GREENSBORO, N.C.-- Guilford County was the backdrop of some of the first movements in the Underground Railroad 200 years ago. On Saturday, it was standing room only as the Guilford County community came together to remember and learn more about the Underground Railroad.
- It’s the 200th anniversary of the first helping of someone onto the secret Underground Railroad.
- Attendees paid respects to the graves of the people who helped lead the movement near Guilford College.
- Attendees got a tour of the Quaker Graveyard and New Garden Woods.
"We heard that it got shared on social media. And this is what social media does,” said Gertrude Beal.
Beal wrote the book , The Underground Railroad in Guilford County. She was one of the speakers teaching neighbors about the important history that happened right here.
"It’s the 200th anniversary of the first helping of someone onto the secret Underground Railroad,” Beal explained. “These people that were brought here, they were enslaved. We often hear the term slaves. They were enslaved. And this was very wrong. And Quakers, and others, knew this. And this is how, we don’t treat people like this. This is not how you treat your fellow person. So, this is a reminder to be good to all.”
Attendees paid respects to the graves of the people who helped lead the movement, near Guilford College.
Several of the conductors, people that helped with the Underground Railroad, are actually buried out there. The Coffin family, in particular.

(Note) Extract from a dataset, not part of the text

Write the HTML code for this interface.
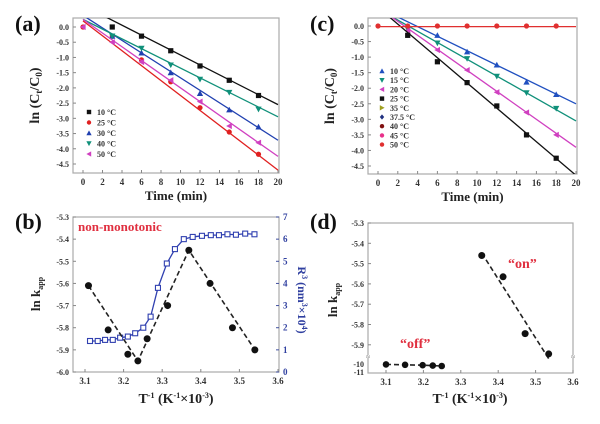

Beal says we should be proud that this history-changing movement happened in our backyard, and learn about it as much as possible. Neighbors agree.
"Because people who do not know history are condemned to repeat it,” said 12-year-old Elijah Mbuvi.
"The history of slavery is one that is a painful one,” said attendee Andrew Mbuvi. “Yes, painful memories, sometimes people want to forget them. But the truth is, being reminded of the pain of the past will help us to avoid it in the present and the future."
Mbuvi says even hundreds of years later, we still have a lot of work to do as a society. He says the fact that there were so many different people from different backgrounds in that room says a lot about the steps the community has made, and continues to make.
“Even given the current atmosphere in this country today, we still need to find ways to live together and understand one another. And to find ways of connecting. Having to come together to look at this past and to celebrate this past, is an important step for all of us to make as a community. Especially considering this happened here in our community. So coming together and connecting with it is vital,” he said.
Attendees got a tour of the Quaker Graveyard, and New Garden Woods. Both are listed on the National Parks Service's 'Trail to Freedom' Maps.